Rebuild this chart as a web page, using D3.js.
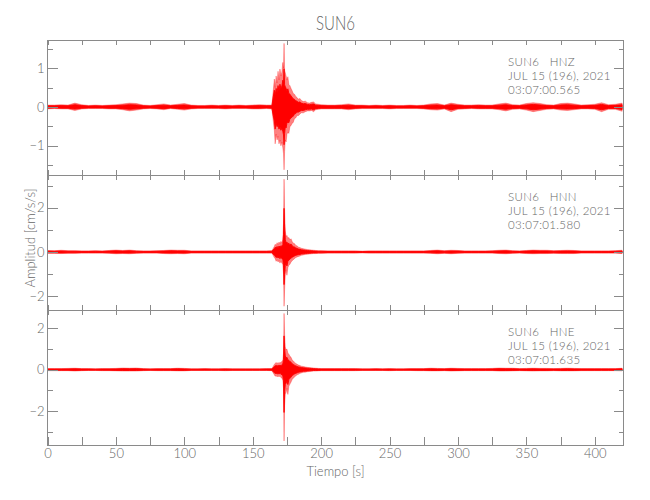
<!DOCTYPE html>
<html>
<head>
<meta charset="utf-8">
<script src="https://cdn.jsdelivr.net/npm/d3@7"></script>
<style>
  html, body { margin: 0; padding: 0; background: #fff; }
  svg { display: block; }
  text { font-family: Lato, "Liberation Sans", sans-serif; font-weight: 300; fill: #666; }
</style>
</head>
<body>
<svg id="chart" width="650" height="500"></svg>
<script>
// ---------------- DATA ----------------
const stationName = "SUN6";
const channels = ["HNZ", "HNN", "HNE"];
const dateLabel = "JUL 15 (196), 2021";
const startTimes = ["03:07:00.565", "03:07:01.580", "03:07:01.635"];
const xTickValues = [0, 25, 50, 75, 100, 125, 150, 175, 200, 225, 250, 275, 300, 325, 350, 375, 400];
const yMajorZ = [-1, 0, 1];
const yMinorZ = [-1.5, -0.5, 0.5, 1.5];
const yMajorNE = [-2, 0, 2];
const yMinorN = [-1, 1, 3];
const yMinorE = [-3, -1, 1];

// time (s) of each envelope bin
const times = [
  0, 5, 10, 15, 20, 25, 30, 35, 40, 45, 50, 55, 60, 65, 70, 75, 80, 85, 90, 95, 100, 105, 110, 115, 120, 125, 130, 135, 140, 145, 150, 155, 160, 164,
  165.8, 166.4, 167.1, 167.8, 168.5, 169.2, 169.9, 170.6, 171.3, 172.0, 172.5, 172.9, 173.3, 173.8, 174.4, 175.0, 175.7, 176.4, 177.2, 178.0, 178.8, 179.6, 180.5, 181.5, 182.5, 183.5, 184.5, 185.5, 187.0, 188.5, 190.0, 191.5, 193.0, 194.5, 196.0, 198.0,
  200, 205, 210, 215, 220, 225, 230, 235, 240, 245, 250, 255, 260, 265, 270, 275, 280, 285, 290, 295, 300, 305, 310, 315, 320, 325, 330, 335, 340, 345, 350, 355, 360, 365, 370, 375, 380, 385, 390, 395, 400, 405, 410, 415, 420
];

// HNZ envelope (cm/s/s)
const hnzMax = [
  .05, .05, .06, .05, .10, .06, .04, .05, .04, .05, .06, .08, .10, .09, .05, .04, .06, .08, .05, .07, .09, .05, .04, .04, .05, .04, .05, .04, .05, .04, .05, .06, .05, .05,
  0.72, 0.50, 0.80, 0.62, 0.92, 0.70, 0.98, 0.80, 0.90, 1.15, 1.00, 1.64, 0.95, 0.88, 0.80, 0.70, 0.78, 0.58, 0.55, 0.48, 0.42, 0.35, 0.33, 0.27, 0.24, 0.20, 0.22, 0.17, 0.14, 0.15, 0.11, 0.10, 0.12, 0.13, 0.08, 0.07,
  .06, .05, .05, .06, .08, .05, .05, .04, .05, .04, .05, .04, .04, .05, .04, .05, .08, .09, .05, .10, .07, .05, .05, .06, .05, .05, .08, .10, .06, .05, .09, .11, .09, .06, .05, .09, .10, .08, .05, .06, .07, .11, .06, .07, .10
];
const hnzMin = [
  -.05, -.04, -.05, -.05, -.09, -.05, -.04, -.04, -.04, -.05, -.05, -.07, -.10, -.08, -.05, -.04, -.05, -.07, -.04, -.06, -.08, -.05, -.04, -.04, -.04, -.04, -.05, -.04, -.04, -.04, -.05, -.05, -.04, -.05,
  -0.60, -0.95, -0.70, -0.85, -0.75, -0.95, -0.85, -1.00, -0.90, -1.05, -1.20, -1.62, -1.15, -0.85, -0.90, -0.70, -0.65, -0.68, -0.50, -0.48, -0.42, -0.40, -0.30, -0.28, -0.22, -0.22, -0.18, -0.15, -0.15, -0.12, -0.10, -0.10, -0.09, -0.12, -0.07, -0.06,
  -.05, -.05, -.05, -.05, -.07, -.05, -.04, -.04, -.04, -.04, -.05, -.04, -.04, -.04, -.04, -.05, -.07, -.08, -.05, -.12, -.06, -.05, -.04, -.05, -.05, -.05, -.07, -.10, -.06, -.05, -.08, -.12, -.09, -.06, -.05, -.08, -.09, -.07, -.05, -.05, -.06, -.12, -.06, -.06, -.11
];

// HNN envelope (cm/s/s)
const hnnMax = [
  .07, .06, .08, .06, .06, .05, .05, .06, .05, .07, .09, .07, .09, .06, .05, .05, .06, .07, .09, .08, .08, .05, .05, .05, .05, .05, .05, .05, .05, .05, .05, .05, .05, .06,
  0.25, 0.35, 0.30, 0.42, 0.33, 0.45, 0.38, 0.48, 0.42, 0.55, 1.30, 3.29, 1.90, 0.95, 0.70, 0.75, 0.62, 0.66, 0.55, 0.60, 0.48, 0.40, 0.38, 0.30, 0.27, 0.22, 0.20, 0.17, 0.15, 0.13, 0.11, 0.10, 0.09, 0.08, 0.07, 0.06,
  .06, .05, .05, .05, .05, .05, .04, .05, .05, .05, .05, .05, .05, .05, .05, .05, .07, .09, .06, .08, .07, .05, .05, .05, .05, .06, .08, .09, .06, .05, .07, .09, .08, .08, .06, .07, .08, .07, .05, .05, .05, .05, .05, .06, .08
];
const hnnMin = [
  -.06, -.06, -.07, -.06, -.06, -.05, -.05, -.05, -.05, -.06, -.08, -.07, -.08, -.06, -.05, -.05, -.05, -.07, -.08, -.07, -.08, -.05, -.05, -.05, -.05, -.05, -.05, -.05, -.05, -.05, -.05, -.05, -.05, -.05,
  -0.25, -0.30, -0.42, -0.35, -0.45, -0.38, -0.50, -0.42, -0.50, -0.55, -1.00, -2.45, -1.70, -1.00, -0.80, -1.05, -0.70, -0.60, -0.55, -0.45, -0.40, -0.35, -0.30, -0.25, -0.22, -0.20, -0.18, -0.15, -0.13, -0.11, -0.10, -0.09, -0.08, -0.07, -0.07, -0.06,
  -.06, -.05, -.05, -.05, -.05, -.05, -.04, -.05, -.05, -.05, -.05, -.05, -.05, -.05, -.05, -.05, -.06, -.08, -.06, -.08, -.06, -.05, -.05, -.05, -.05, -.05, -.07, -.08, -.06, -.05, -.07, -.08, -.07, -.07, -.06, -.07, -.07, -.07, -.05, -.05, -.05, -.05, -.05, -.05, -.07
];

// HNE envelope (cm/s/s)
const hneMax = [
  .05, .05, .05, .06, .07, .05, .05, .04, .05, .05, .06, .08, .07, .08, .05, .04, .05, .05, .05, .07, .06, .04, .04, .05, .04, .04, .05, .04, .04, .04, .04, .04, .05, .05,
  0.25, 0.30, 0.35, 0.28, 0.35, 0.30, 0.36, 0.32, 0.40, 0.45, 0.80, 2.72, 1.70, 1.10, 0.95, 1.00, 0.80, 0.75, 0.65, 0.60, 0.48, 0.42, 0.36, 0.30, 0.26, 0.22, 0.20, 0.17, 0.15, 0.13, 0.11, 0.10, 0.09, 0.08, 0.07, 0.06,
  .05, .05, .05, .05, .05, .05, .04, .04, .05, .04, .05, .04, .04, .05, .05, .05, .07, .06, .05, .07, .06, .05, .05, .05, .05, .06, .08, .07, .07, .05, .06, .07, .06, .06, .05, .06, .07, .06, .05, .05, .05, .05, .05, .05, .07
];
const hneMin = [
  -.05, -.05, -.05, -.05, -.07, -.05, -.04, -.04, -.05, -.05, -.06, -.07, -.07, -.07, -.05, -.04, -.05, -.05, -.05, -.06, -.06, -.04, -.04, -.04, -.04, -.04, -.05, -.04, -.04, -.04, -.04, -.04, -.04, -.05,
  -0.25, -0.32, -0.28, -0.35, -0.30, -0.35, -0.30, -0.38, -0.40, -0.50, -0.90, -3.45, -1.75, -1.20, -1.10, -0.90, -1.20, -0.80, -0.70, -0.60, -0.48, -0.42, -0.35, -0.30, -0.25, -0.22, -0.18, -0.16, -0.13, -0.12, -0.10, -0.09, -0.08, -0.07, -0.07, -0.06,
  -.05, -.05, -.05, -.05, -.05, -.05, -.04, -.04, -.04, -.04, -.05, -.04, -.04, -.04, -.05, -.05, -.06, -.06, -.05, -.07, -.06, -.05, -.05, -.05, -.05, -.05, -.07, -.07, -.06, -.05, -.06, -.07, -.06, -.06, -.05, -.06, -.06, -.06, -.05, -.05, -.05, -.05, -.05, -.05, -.06
];

// ---------------- LAYOUT ----------------
const svg = d3.select("#chart");
const xLeft = 47.5, xRight = 623.5;
const x = d3.scaleLinear().domain([0, 421]).range([xLeft, xRight]);
const lineColor = "#8a8a8a";
const textColor = "#666";
const fontFam = 'Lato, "Liberation Sans", sans-serif';

const panels = [
  { top: 40,  bottom: 175, domain: [-1.753, 1.727], major: yMajorZ,  minor: yMinorZ, max: hnzMax, min: hnzMin },
  { top: 175, bottom: 310, domain: [-2.62, 3.48],   major: yMajorNE, minor: yMinorN, max: hnnMax, min: hnnMin },
  { top: 310, bottom: 445, domain: [-3.645, 2.885], major: yMajorNE, minor: yMinorE, max: hneMax, min: hneMin }
];

const fmt = d => d < 0 ? "\u2212" + Math.abs(d) : String(d);

panels.forEach((p, i) => {
  const y = d3.scaleLinear().domain(p.domain).range([p.bottom, p.top]);
  const g = svg.append("g");

  const clipId = "clip" + i;
  svg.append("clipPath").attr("id", clipId)
    .append("rect").attr("x", xLeft).attr("y", p.top).attr("width", xRight - xLeft).attr("height", p.bottom - p.top);

  const pts = times.map((t, k) => ({ t, hi: p.max[k], lo: p.min[k] }));
  const outer = d3.area().x(d => x(d.t)).y0(d => y(d.lo)).y1(d => y(d.hi));
  g.append("path").datum(pts)
    .attr("clip-path", `url(#${clipId})`)
    .attr("d", outer)
    .attr("fill", "#ff0000").attr("fill-opacity", 0.5)
    .attr("stroke", "#ff0000").attr("stroke-opacity", 0.6).attr("stroke-width", 0.5);
  const inner = d3.area().x(d => x(d.t)).y0(d => y(d.lo * 0.6)).y1(d => y(d.hi * 0.6));
  g.append("path").datum(pts)
    .attr("clip-path", `url(#${clipId})`)
    .attr("d", inner)
    .attr("fill", "#ff0000")
    .attr("stroke", "#ff0000").attr("stroke-width", 0.9);

  g.append("rect").attr("x", xLeft).attr("y", p.top).attr("width", xRight - xLeft).attr("height", p.bottom - p.top)
    .attr("fill", "none").attr("stroke", lineColor).attr("stroke-width", 1).attr("shape-rendering", "crispEdges");

  const styleAxis = sel => {
    sel.select(".domain").remove();
    sel.selectAll(".tick line").attr("stroke", lineColor).attr("shape-rendering", "crispEdges");
    sel.selectAll(".tick text").attr("fill", textColor).style("font-size", "13px")
      .style("font-family", fontFam).style("font-weight", 300);
  };

  g.append("g").attr("transform", `translate(${xLeft},0)`)
    .call(d3.axisLeft(y).tickValues(p.major).tickSize(-10).tickPadding(3).tickFormat(fmt)).call(styleAxis);
  g.append("g").attr("transform", `translate(${xLeft},0)`)
    .call(d3.axisLeft(y).tickValues(p.minor).tickSize(-5).tickFormat(() => "")).call(styleAxis);
  g.append("g").attr("transform", `translate(${xRight},0)`)
    .call(d3.axisRight(y).tickValues(p.major).tickSize(-10).tickFormat(() => "")).call(styleAxis);
  g.append("g").attr("transform", `translate(${xRight},0)`)
    .call(d3.axisRight(y).tickValues(p.minor).tickSize(-5).tickFormat(() => "")).call(styleAxis);

  g.append("g").attr("transform", `translate(0,${p.top})`)
    .call(d3.axisTop(x).tickValues(xTickValues).tickSize(-5).tickFormat(() => "")).call(styleAxis);
  const last = i === panels.length - 1;
  g.append("g").attr("transform", `translate(0,${p.bottom})`)
    .call(d3.axisBottom(x).tickValues(xTickValues).tickSize(last ? -8 : -5).tickPadding(4)
      .tickFormat(d => (last && d % 50 === 0) ? String(d) : "")).call(styleAxis);

  const ann = g.append("g").style("font-size", "11.5px").style("letter-spacing", "0.35px");
  const lines = [`${stationName}   ${channels[i]}`, dateLabel, startTimes[i]];
  lines.forEach((l, k) => {
    ann.append("text").attr("x", 508).attr("y", p.top + 26 + k * 14)
      .style("white-space", "pre")
      .text(l);
  });
});

svg.append("text").attr("x", 335.5).attr("y", 30).attr("text-anchor", "middle")
  .style("font-size", "20px").attr("textLength", 39).attr("lengthAdjust", "spacingAndGlyphs")
  .text(stationName);

svg.append("text").attr("x", 335.5).attr("y", 476).attr("text-anchor", "middle")
  .style("font-size", "13px")
  .text("Tiempo [s]");
svg.append("text").attr("transform", "translate(34.5,238) rotate(-90)").attr("text-anchor", "middle")
  .style("font-size", "13px")
  .text("Amplitud [cm/s/s]");
</script>
</body>
</html>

☆ ☆ ☆ ☆

§ **Problem details**:
Every line from the start of the listing above through the line with "const yMinorE = [-3, -1, 1];" should be repeated exactly; skip the pictures and add nothing else.

§ **Response for this exercise**:
Rebuild this chart as a web page, using D3.js.
<!DOCTYPE html>
<html>
<head>
<meta charset="utf-8">
<script src="https://cdn.jsdelivr.net/npm/d3@7"></script>
<style>
  html, body { margin: 0; padding: 0; background: #fff; }
  svg { display: block; }
  text { font-family: Lato, "Liberation Sans", sans-serif; font-weight: 300; fill: #666; }
</style>
</head>
<body>
<svg id="chart" width="650" height="500"></svg>
<script>
// ---------------- DATA ----------------
const stationName = "SUN6";
const channels = ["HNZ", "HNN", "HNE"];
const dateLabel = "JUL 15 (196), 2021";
const startTimes = ["03:07:00.565", "03:07:01.580", "03:07:01.635"];
const xTickValues = [0, 25, 50, 75, 100, 125, 150, 175, 200, 225, 250, 275, 300, 325, 350, 375, 400];
const yMajorZ = [-1, 0, 1];
const yMinorZ = [-1.5, -0.5, 0.5, 1.5];
const yMajorNE = [-2, 0, 2];
const yMinorN = [-1, 1, 3];
const yMinorE = [-3, -1, 1];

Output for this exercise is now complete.